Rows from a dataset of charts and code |
________________

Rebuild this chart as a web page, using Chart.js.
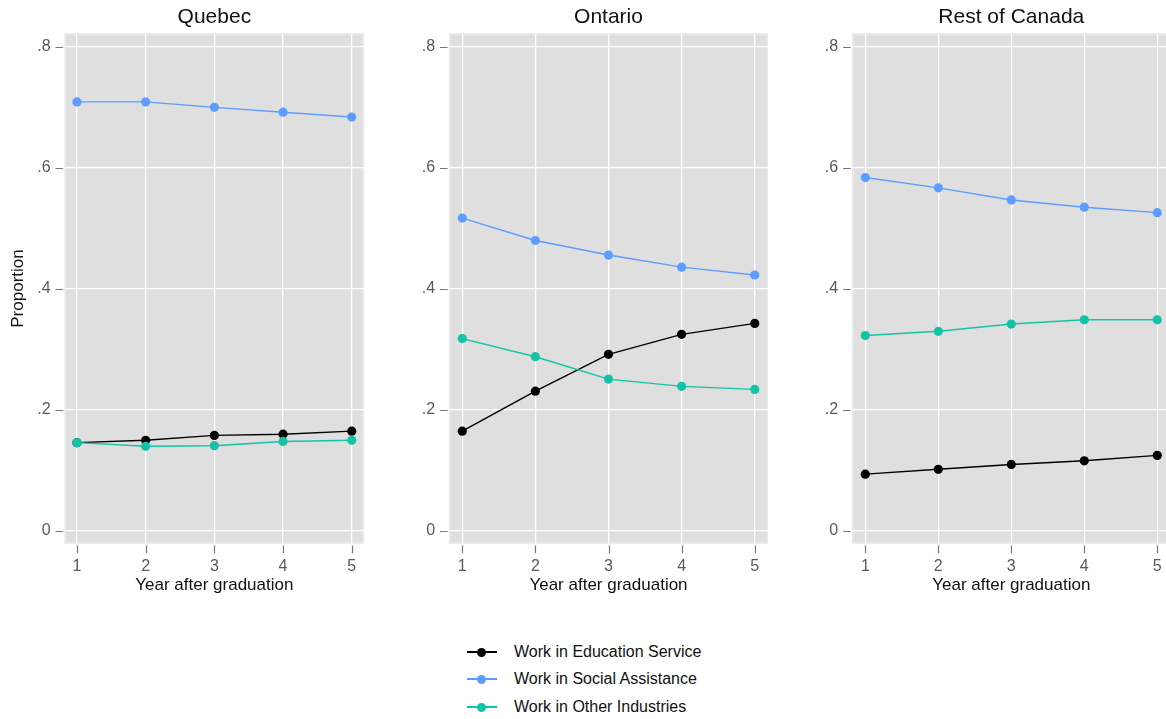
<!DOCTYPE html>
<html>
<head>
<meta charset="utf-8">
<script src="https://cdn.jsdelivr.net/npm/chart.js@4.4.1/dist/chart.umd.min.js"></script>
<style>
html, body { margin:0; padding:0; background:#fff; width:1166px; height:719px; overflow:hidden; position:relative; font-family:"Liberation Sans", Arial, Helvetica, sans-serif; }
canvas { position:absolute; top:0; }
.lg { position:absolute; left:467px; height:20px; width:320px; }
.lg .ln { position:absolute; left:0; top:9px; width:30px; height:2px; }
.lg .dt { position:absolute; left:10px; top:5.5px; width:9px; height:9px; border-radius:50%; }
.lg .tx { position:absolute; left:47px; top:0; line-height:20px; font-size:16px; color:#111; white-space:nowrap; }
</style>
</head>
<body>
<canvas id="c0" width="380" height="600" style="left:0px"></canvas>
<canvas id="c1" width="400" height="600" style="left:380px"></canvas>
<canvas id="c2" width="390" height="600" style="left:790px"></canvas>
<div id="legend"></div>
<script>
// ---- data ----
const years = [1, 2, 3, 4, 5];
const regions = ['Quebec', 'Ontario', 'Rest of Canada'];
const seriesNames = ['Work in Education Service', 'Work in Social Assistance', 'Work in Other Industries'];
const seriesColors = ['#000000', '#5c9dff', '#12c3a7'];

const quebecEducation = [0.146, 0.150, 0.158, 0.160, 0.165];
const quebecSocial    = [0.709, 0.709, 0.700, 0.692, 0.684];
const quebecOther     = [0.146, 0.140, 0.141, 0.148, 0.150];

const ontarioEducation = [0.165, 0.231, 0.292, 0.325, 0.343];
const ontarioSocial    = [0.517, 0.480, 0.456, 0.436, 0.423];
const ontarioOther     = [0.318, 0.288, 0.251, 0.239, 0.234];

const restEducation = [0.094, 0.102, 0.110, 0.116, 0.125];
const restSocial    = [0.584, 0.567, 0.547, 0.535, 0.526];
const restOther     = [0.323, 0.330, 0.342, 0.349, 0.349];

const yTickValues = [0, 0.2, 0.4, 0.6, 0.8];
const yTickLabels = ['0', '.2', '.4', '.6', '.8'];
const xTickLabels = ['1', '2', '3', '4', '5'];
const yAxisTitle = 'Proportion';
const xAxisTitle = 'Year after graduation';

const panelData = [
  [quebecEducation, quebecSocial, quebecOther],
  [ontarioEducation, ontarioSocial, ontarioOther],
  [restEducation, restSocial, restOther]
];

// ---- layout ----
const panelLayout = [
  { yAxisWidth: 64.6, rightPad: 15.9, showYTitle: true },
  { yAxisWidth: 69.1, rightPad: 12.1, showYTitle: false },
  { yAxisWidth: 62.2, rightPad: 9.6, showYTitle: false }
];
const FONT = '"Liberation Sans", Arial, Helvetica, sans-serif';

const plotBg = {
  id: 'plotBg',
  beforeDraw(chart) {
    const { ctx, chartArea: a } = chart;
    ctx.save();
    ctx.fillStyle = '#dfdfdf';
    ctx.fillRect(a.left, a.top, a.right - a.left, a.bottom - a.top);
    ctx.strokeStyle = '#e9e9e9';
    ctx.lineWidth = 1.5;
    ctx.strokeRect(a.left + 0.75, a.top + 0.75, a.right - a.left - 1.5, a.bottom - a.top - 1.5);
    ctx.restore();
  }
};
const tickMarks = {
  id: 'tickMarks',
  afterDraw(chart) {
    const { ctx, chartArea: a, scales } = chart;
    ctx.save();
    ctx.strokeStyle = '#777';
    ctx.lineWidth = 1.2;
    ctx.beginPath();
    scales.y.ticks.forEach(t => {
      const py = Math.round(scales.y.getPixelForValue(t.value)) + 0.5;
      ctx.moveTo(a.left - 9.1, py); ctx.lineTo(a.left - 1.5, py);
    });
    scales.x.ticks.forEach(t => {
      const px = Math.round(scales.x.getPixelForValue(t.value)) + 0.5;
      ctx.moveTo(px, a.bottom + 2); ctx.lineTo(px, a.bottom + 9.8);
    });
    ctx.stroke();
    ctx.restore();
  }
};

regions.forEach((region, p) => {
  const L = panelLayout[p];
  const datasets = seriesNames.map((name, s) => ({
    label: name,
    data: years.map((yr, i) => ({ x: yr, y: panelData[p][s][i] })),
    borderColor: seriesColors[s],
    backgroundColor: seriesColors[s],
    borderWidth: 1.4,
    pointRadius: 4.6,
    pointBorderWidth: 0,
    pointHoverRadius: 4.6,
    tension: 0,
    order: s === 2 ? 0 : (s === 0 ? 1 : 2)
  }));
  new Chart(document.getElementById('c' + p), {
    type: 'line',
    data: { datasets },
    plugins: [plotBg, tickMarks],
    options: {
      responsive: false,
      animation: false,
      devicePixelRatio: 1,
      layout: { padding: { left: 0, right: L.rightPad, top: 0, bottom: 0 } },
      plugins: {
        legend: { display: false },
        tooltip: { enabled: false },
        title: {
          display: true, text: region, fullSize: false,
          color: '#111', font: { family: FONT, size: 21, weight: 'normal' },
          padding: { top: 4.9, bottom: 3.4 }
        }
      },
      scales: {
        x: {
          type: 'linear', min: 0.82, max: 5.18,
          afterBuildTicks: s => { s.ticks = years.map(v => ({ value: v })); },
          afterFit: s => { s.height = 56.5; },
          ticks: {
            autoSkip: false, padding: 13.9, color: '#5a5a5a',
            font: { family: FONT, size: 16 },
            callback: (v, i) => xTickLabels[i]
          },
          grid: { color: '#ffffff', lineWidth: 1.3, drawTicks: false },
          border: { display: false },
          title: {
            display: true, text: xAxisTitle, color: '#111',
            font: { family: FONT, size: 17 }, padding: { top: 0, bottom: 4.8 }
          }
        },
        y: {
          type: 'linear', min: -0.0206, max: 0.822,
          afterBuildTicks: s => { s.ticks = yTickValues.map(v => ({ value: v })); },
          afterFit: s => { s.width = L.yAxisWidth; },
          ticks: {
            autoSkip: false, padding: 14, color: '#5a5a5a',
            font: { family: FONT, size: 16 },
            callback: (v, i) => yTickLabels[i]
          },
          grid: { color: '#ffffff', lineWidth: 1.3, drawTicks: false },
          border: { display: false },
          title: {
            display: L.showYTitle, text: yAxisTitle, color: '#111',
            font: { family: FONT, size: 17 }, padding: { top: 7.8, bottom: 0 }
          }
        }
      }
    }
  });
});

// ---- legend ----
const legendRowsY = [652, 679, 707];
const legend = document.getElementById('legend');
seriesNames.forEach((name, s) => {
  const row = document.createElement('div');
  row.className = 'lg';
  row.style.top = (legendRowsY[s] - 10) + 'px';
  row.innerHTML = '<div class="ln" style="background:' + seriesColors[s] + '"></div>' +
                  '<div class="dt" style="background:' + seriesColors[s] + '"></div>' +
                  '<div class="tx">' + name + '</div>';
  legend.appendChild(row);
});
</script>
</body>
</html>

________________

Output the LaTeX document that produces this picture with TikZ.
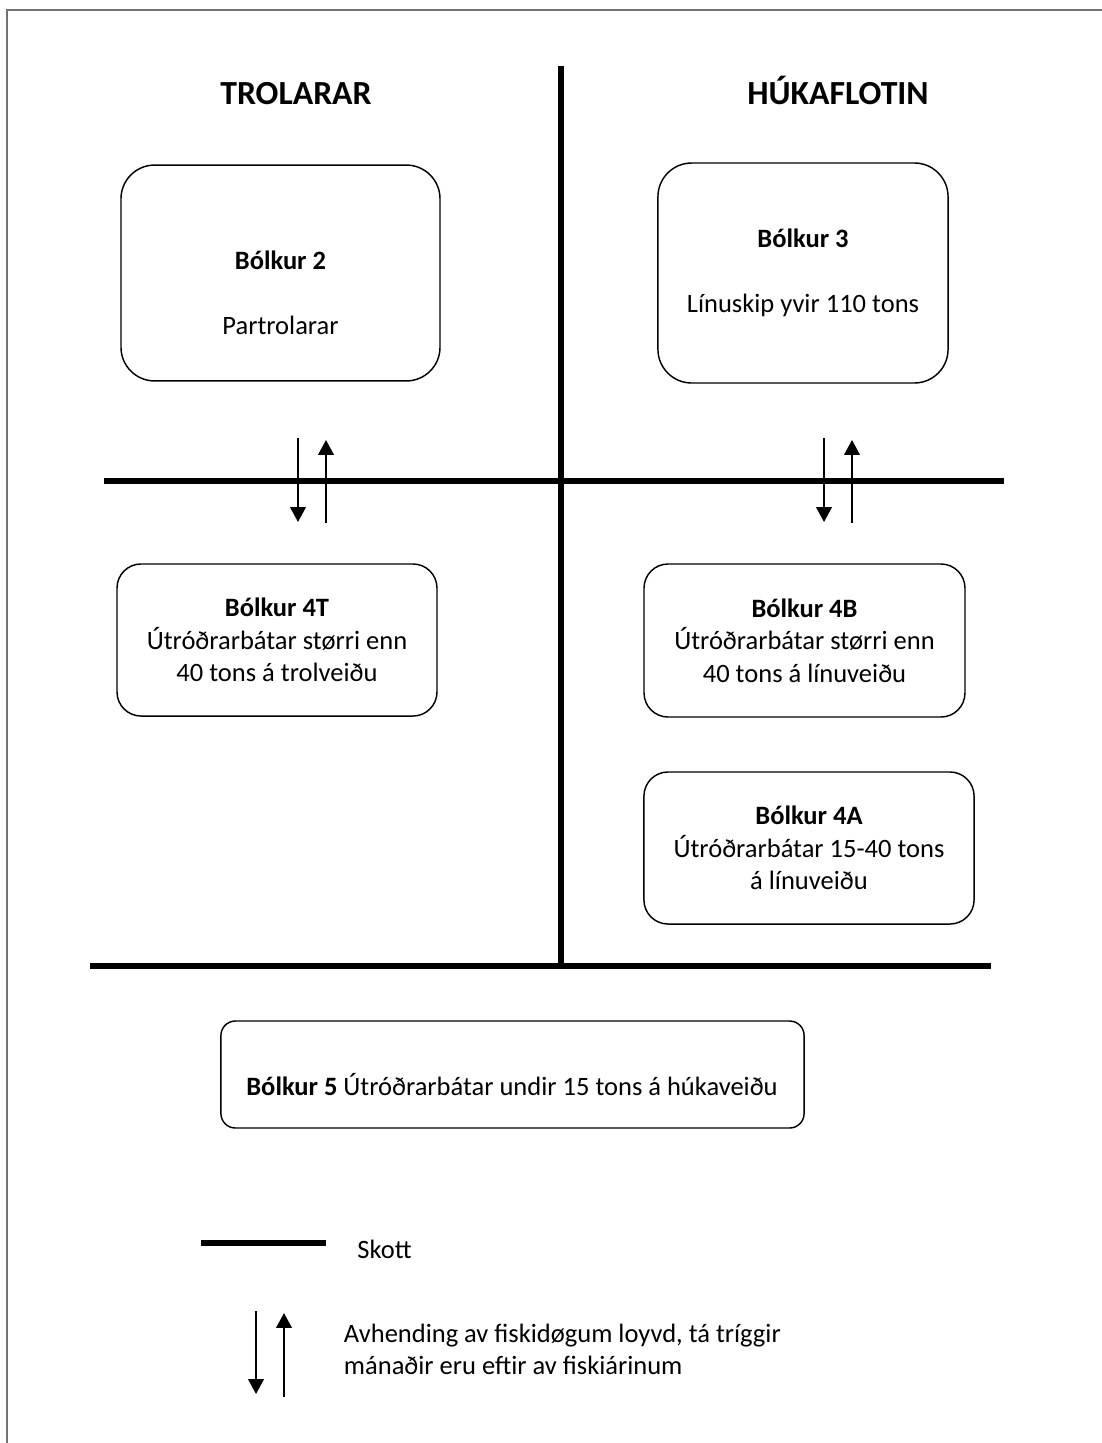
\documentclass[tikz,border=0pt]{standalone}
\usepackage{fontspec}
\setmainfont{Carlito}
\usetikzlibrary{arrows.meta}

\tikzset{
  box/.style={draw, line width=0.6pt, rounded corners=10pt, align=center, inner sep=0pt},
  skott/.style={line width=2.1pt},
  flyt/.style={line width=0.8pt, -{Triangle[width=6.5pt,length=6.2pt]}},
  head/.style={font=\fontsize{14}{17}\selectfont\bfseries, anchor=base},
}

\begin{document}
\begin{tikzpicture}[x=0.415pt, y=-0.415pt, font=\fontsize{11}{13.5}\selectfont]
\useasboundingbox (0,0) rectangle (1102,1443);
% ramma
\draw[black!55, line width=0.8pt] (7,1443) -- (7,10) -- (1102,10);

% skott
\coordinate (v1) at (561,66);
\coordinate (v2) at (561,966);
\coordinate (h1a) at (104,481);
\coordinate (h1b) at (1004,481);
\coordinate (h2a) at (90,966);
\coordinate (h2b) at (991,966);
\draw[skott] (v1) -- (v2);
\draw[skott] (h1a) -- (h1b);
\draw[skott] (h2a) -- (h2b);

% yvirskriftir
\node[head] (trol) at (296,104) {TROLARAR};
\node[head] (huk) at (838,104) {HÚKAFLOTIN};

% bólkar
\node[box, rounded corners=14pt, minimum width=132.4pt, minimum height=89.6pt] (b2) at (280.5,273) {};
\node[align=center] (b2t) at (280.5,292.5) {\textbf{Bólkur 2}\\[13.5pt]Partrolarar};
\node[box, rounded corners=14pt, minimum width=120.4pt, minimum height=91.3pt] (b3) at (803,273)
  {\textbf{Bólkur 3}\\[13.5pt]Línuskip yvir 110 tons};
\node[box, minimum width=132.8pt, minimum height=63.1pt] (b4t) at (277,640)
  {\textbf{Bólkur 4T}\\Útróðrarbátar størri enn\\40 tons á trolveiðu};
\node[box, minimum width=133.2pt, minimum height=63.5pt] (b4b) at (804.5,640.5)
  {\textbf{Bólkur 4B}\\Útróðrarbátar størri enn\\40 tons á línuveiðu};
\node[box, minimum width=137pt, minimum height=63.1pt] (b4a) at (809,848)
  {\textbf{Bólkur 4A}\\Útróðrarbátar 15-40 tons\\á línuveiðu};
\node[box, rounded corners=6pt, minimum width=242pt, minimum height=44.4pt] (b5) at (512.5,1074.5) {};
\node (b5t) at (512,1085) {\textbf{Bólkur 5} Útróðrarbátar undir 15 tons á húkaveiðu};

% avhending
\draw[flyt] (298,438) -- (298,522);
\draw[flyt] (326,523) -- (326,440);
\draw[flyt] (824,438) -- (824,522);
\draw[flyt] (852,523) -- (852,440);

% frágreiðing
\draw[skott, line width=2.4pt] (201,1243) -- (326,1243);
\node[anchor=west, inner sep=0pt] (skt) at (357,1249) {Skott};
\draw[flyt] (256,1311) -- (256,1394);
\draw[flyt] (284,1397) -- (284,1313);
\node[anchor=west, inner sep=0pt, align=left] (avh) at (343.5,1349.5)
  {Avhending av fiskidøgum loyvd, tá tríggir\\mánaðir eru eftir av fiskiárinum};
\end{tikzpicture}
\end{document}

________________

Task instructions |
For the material above, give again only the lines starting at the line that contains "Output the LaTeX" and ending at the line that contains "(7,10) -- (1102,10);". Pictures do not belong in the copy.

Solution to the problem |
Output the LaTeX document that produces this picture with TikZ.
\documentclass[tikz,border=0pt]{standalone}
\usepackage{fontspec}
\setmainfont{Carlito}
\usetikzlibrary{arrows.meta}

\tikzset{
  box/.style={draw, line width=0.6pt, rounded corners=10pt, align=center, inner sep=0pt},
  skott/.style={line width=2.1pt},
  flyt/.style={line width=0.8pt, -{Triangle[width=6.5pt,length=6.2pt]}},
  head/.style={font=\fontsize{14}{17}\selectfont\bfseries, anchor=base},
}

\begin{document}
\begin{tikzpicture}[x=0.415pt, y=-0.415pt, font=\fontsize{11}{13.5}\selectfont]
\useasboundingbox (0,0) rectangle (1102,1443);
% ramma
\draw[black!55, line width=0.8pt] (7,1443) -- (7,10) -- (1102,10);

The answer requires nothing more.